In 1946, Alsonso was appointed partner and Vicar of the Master of his Order (1946–1950). At the end of that term in 1950, the province of Spanish Dominicans elected him to the position of Provincial, a position he held for twelve years (1950–1962). As Provincial of the Spanish Province of Dominicans, Alonso opened new religious houses/convents and founded the Spanish Confederation of Religious (CONFER) over which he presided from 1954 to 1962.

==Master of the Order of Preachers==
On 22 July 1962, Aniceto Fernández Alsonso, O.P. was elected Master (Superior General) of the Order of Preachers (Dominicans) during the General Chapter of the Order held that year at the Priory of St. Thomas Aquinas in Toulouse, France. The beginnings of his Master Generalate coincided with the years of the Second Vatican Council. Alonso actively participated in all of the conciliar sessions as a Council Father.
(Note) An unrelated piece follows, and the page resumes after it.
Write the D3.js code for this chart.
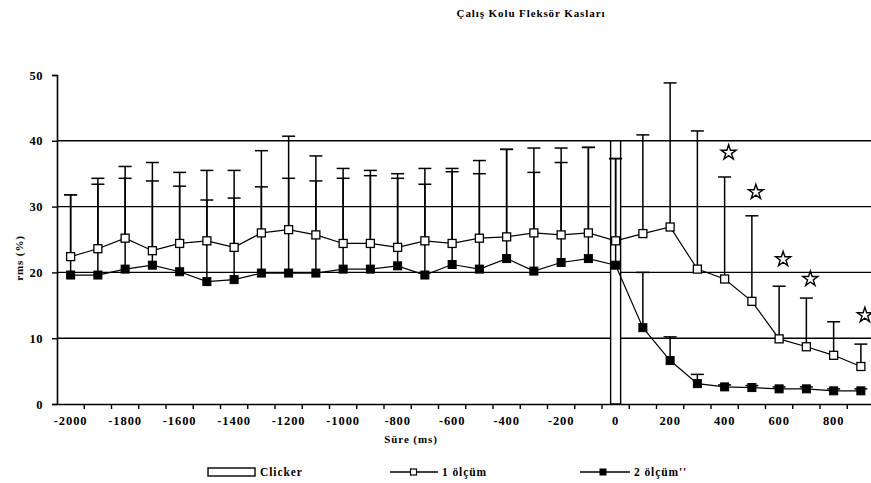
<!DOCTYPE html>
<html>
<head>
<meta charset="utf-8">
<script src="https://cdn.jsdelivr.net/npm/d3@7/dist/d3.min.js"></script>
<style>
  html, body { margin: 0; padding: 0; background: #fff; }
  svg { display: block; overflow: hidden; }
</style>
</head>
<body>
<svg id="chart" width="871" height="483"></svg>
<script>
// Time points (ms) relative to the click
const categories = [-2000, -1900, -1800, -1700, -1600, -1500, -1400, -1300, -1200, -1100,
  -1000, -900, -800, -700, -600, -500, -400, -300, -200, -100,
  0, 100, 200, 300, 400, 500, 600, 700, 800, 900];

// Series 1: mean rms (%) and + SD
const series1 = [22.4, 23.6, 25.2, 23.3, 24.4, 24.8, 23.8, 26.0, 26.5, 25.7,
  24.4, 24.4, 23.8, 24.8, 24.4, 25.2, 25.4, 26.0, 25.7, 26.0,
  24.8, 25.9, 26.9, 20.5, 19.0, 15.6, 9.9, 8.7, 7.4, 5.7];
const series1Sd = [9.4, 10.7, 10.9, 13.4, 10.8, 10.7, 11.7, 12.5, 14.2, 12.0,
  11.4, 11.1, 11.2, 11.0, 11.4, 11.8, 13.3, 12.9, 13.2, 13.0,
  12.5, 15.0, 21.9, 21.0, 15.5, 13.0, 8.0, 7.4, 5.1, 3.4];

// Series 2: mean rms (%) and + SD
const series2 = [19.6, 19.6, 20.5, 21.1, 20.1, 18.6, 18.9, 19.9, 19.9, 19.9,
  20.5, 20.5, 21.0, 19.6, 21.2, 20.5, 22.1, 20.2, 21.5, 22.1,
  21.1, 11.6, 6.6, 3.1, 2.6, 2.5, 2.3, 2.3, 2.0, 2.0];
const series2Sd = [12.2, 13.8, 13.8, 12.8, 13.0, 12.4, 12.4, 13.1, 14.4, 14.0,
  13.8, 14.2, 13.3, 13.8, 14.1, 14.5, 16.6, 15.0, 15.2, 16.9,
  16.2, 8.4, 3.6, 1.4, 0.3, 0.3, 0.3, 0.3, 0.3, 0.3];

// Click marker column
const clickCategories = [0];
const clickValues = [40];

// Significance stars
const starCategories = [400, 500, 600, 700, 900];
const starValues = [38.2, 32.2, 22.0, 19.0, 13.5];

const yTicks = [0, 10, 20, 30, 40, 50];
const gridValues = [10, 20, 30, 40];
const xTickLabels = [-2000, -1800, -1600, -1400, -1200, -1000, -800, -600, -400, -200, 0, 200, 400, 600, 800];

const titleText = "Çalış Kolu Fleksör Kasları";
const yTitle = "rms (%)";
const xTitle = "Süre (ms)";
const legendLabels = ["Clicker", "1 ölçüm", "2 ölçüm''"];

const FONT = "'Liberation Serif', 'Times New Roman', Times, serif";

const svg = d3.select("#chart");
const plotLeft = 57, plotRight = 874.5, plotTop = 75, plotBottom = 404;

const x = d3.scaleBand().domain(categories).range([plotLeft, plotRight]).padding(0);
const y = d3.scaleLinear().domain([0, 50]).range([plotBottom, plotTop]);
const cx = d => x(d) + x.bandwidth() / 2;

function label(sel, size, spacing) {
  return sel.attr("font-family", FONT).attr("font-weight", "bold")
    .attr("font-size", size).attr("letter-spacing", spacing).attr("fill", "#000");
}

// Title
label(svg.append("text"), 11, 0.9).attr("x", 531).attr("y", 17)
  .attr("text-anchor", "middle").text(titleText);

// Horizontal gridlines
svg.append("g").selectAll("line").data(gridValues).join("line")
  .attr("x1", plotLeft).attr("x2", 871)
  .attr("y1", d => y(d)).attr("y2", d => y(d))
  .attr("stroke", "#000").attr("stroke-width", 1.4);

// Click column
svg.append("g").selectAll("rect").data(clickCategories).join("rect")
  .attr("x", d => cx(d) - 5).attr("width", 10)
  .attr("y", (d, i) => y(clickValues[i]))
  .attr("height", (d, i) => plotBottom - y(clickValues[i]))
  .attr("fill", "#fff").attr("stroke", "#000").attr("stroke-width", 1.4);

// Y axis
const yAxis = d3.axisLeft(y).tickValues(yTicks).tickSize(5).tickPadding(9).tickFormat(d3.format("d"));
const gy = svg.append("g").attr("transform", `translate(${plotLeft},0)`).call(yAxis);
gy.select(".domain").attr("stroke-width", 1.6);
gy.selectAll(".tick line").attr("stroke-width", 1.4);
label(gy.selectAll(".tick text"), 12.5, 0.5);

// X axis
const xAxis = d3.axisBottom(x).tickSize(0).tickPadding(12)
  .tickValues(xTickLabels).tickFormat(d => String(d));
const gx = svg.append("g").attr("transform", `translate(0,${plotBottom})`).call(xAxis);
gx.select(".domain").attr("stroke-width", 1.6);
label(gx.selectAll(".tick text"), 12.5, 0.9);
// tick marks at category boundaries
gx.append("g").selectAll("line").data(categories).join("line")
  .attr("x1", (d, i) => plotLeft + (i + 1) * x.bandwidth())
  .attr("x2", (d, i) => plotLeft + (i + 1) * x.bandwidth())
  .attr("y1", 0).attr("y2", 5).attr("stroke", "#000").attr("stroke-width", 1.4);

// Axis titles
label(svg.append("text"), 11, 0.9).attr("x", 411).attr("y", 443)
  .attr("text-anchor", "middle").text(xTitle);
label(svg.append("text"), 11, 0.9).attr("transform", "translate(23,258) rotate(-90)")
  .attr("text-anchor", "middle").text(yTitle);

// Error bars (plus direction)
function errorBars(vals, sds) {
  const g = svg.append("g").attr("stroke", "#000").attr("stroke-width", 1.5);
  g.selectAll("line.stem").data(categories).join("line").attr("class", "stem")
    .attr("x1", d => cx(d)).attr("x2", d => cx(d))
    .attr("y1", (d, i) => y(vals[i])).attr("y2", (d, i) => y(vals[i] + sds[i]));
  g.selectAll("line.cap").data(categories).join("line").attr("class", "cap")
    .attr("x1", d => cx(d) - 6.5).attr("x2", d => cx(d) + 6.5)
    .attr("y1", (d, i) => y(vals[i] + sds[i])).attr("y2", (d, i) => y(vals[i] + sds[i]));
}
errorBars(series2, series2Sd);
errorBars(series1, series1Sd);

// Series lines
const line = d3.line().x(d => cx(d[0])).y(d => y(d[1]));
[series2, series1].forEach(vals => {
  svg.append("path").datum(categories.map((c, i) => [c, vals[i]]))
    .attr("d", line).attr("fill", "none").attr("stroke", "#000").attr("stroke-width", 1.2);
});

// Markers
const ms = 8;
svg.append("g").selectAll("rect").data(categories).join("rect")
  .attr("x", d => cx(d) - ms / 2).attr("y", (d, i) => y(series2[i]) - ms / 2)
  .attr("width", ms).attr("height", ms).attr("fill", "#000").attr("stroke", "#000").attr("stroke-width", 1);
svg.append("g").selectAll("rect").data(categories).join("rect")
  .attr("x", d => cx(d) - ms / 2).attr("y", (d, i) => y(series1[i]) - ms / 2)
  .attr("width", ms).attr("height", ms).attr("fill", "#fff").attr("stroke", "#000").attr("stroke-width", 1.3);

// Stars
const star = d3.symbol().type(d3.symbolStar).size(70);
svg.append("g").selectAll("path").data(starCategories).join("path")
  .attr("d", star)
  .attr("transform", (d, i) => `translate(${cx(d) + 4},${y(starValues[i])})`)
  .attr("fill", "#fff").attr("stroke", "#000").attr("stroke-width", 1.4);

// Legend
const lg = svg.append("g");
lg.append("rect").attr("x", 208).attr("y", 468).attr("width", 47).attr("height", 8)
  .attr("fill", "#fff").attr("stroke", "#000").attr("stroke-width", 1.4);
label(lg.append("text"), 11.5, 0.9).attr("x", 260).attr("y", 476).text(legendLabels[0]);

lg.append("line").attr("x1", 390).attr("x2", 438).attr("y1", 472).attr("y2", 472)
  .attr("stroke", "#000").attr("stroke-width", 1.4);
lg.append("rect").attr("x", 410.5).attr("y", 469).attr("width", 6).attr("height", 6)
  .attr("fill", "#fff").attr("stroke", "#000").attr("stroke-width", 1.2);
label(lg.append("text"), 11.5, 0.9).attr("x", 442).attr("y", 476).text(legendLabels[1]);

lg.append("line").attr("x1", 580).attr("x2", 630).attr("y1", 472).attr("y2", 472)
  .attr("stroke", "#000").attr("stroke-width", 1.4);
lg.append("rect").attr("x", 600).attr("y", 469).attr("width", 6).attr("height", 6)
  .attr("fill", "#000").attr("stroke", "#000").attr("stroke-width", 1);
label(lg.append("text"), 11.5, 0.9).attr("x", 634).attr("y", 476).text(legendLabels[2]);
</script>
</body>
</html>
In the years following Vatican II, Alonso coordinated the demands and spirit of the council with the drafting of the new constitutions of his Order. The new Dominican constitutions were edited and promoted in 1968. During his term as Master of the Order, Alonso created the Dominican provinces of Vietnam (1967) and the Philippines (1971). In addition, the Vicariate General of Central Africa (1963) and that of South Africa (1968) were created during his watch. In Madrid, 1973, Alonso convened the first Congress of Dominican Missionaries which acted as a powerful boost to the missionary work of the Dominican Order.

The last year of Alonso's term as Master of the Order of Preachers coincided with the seventh centenary of the death of Dominican saint Thomas Aquinas. On that occasion, Alonso convened and presided over an international congress on the person and doctrine of Saint Thomas in Rome and Naples from 14 April to 24 April 1974. The event brought together more than 1,500 Thomism scholars from fifty nations and eventually evolved into the Thomas Aquinas International Society (SITA) of which Alonso was a founding member.

==Later years==
At the end of his twelve-year term as Master General of the Order of Preachers, Alonso returned to the Angelicum University of Rome where he continued to study and teach about the unity between empirical science and philosophy. He eventually retired to the convent of Santo Domingo y Sixto at which the Angelicum is based. Friar Aniceto Fernández Alonso died in Rome on 13 February 1981 at the age of 86 years.

==In popular culture==
In Pardesivil, Spain (the birthplace of Aniceto Fernández Alonso), the main street is named for "Father Aniceto." In addition, capping a water fountain in the center of Pardesivil is a bust of Alonso honoring him as the hometown son who became Master of the Dominican Order.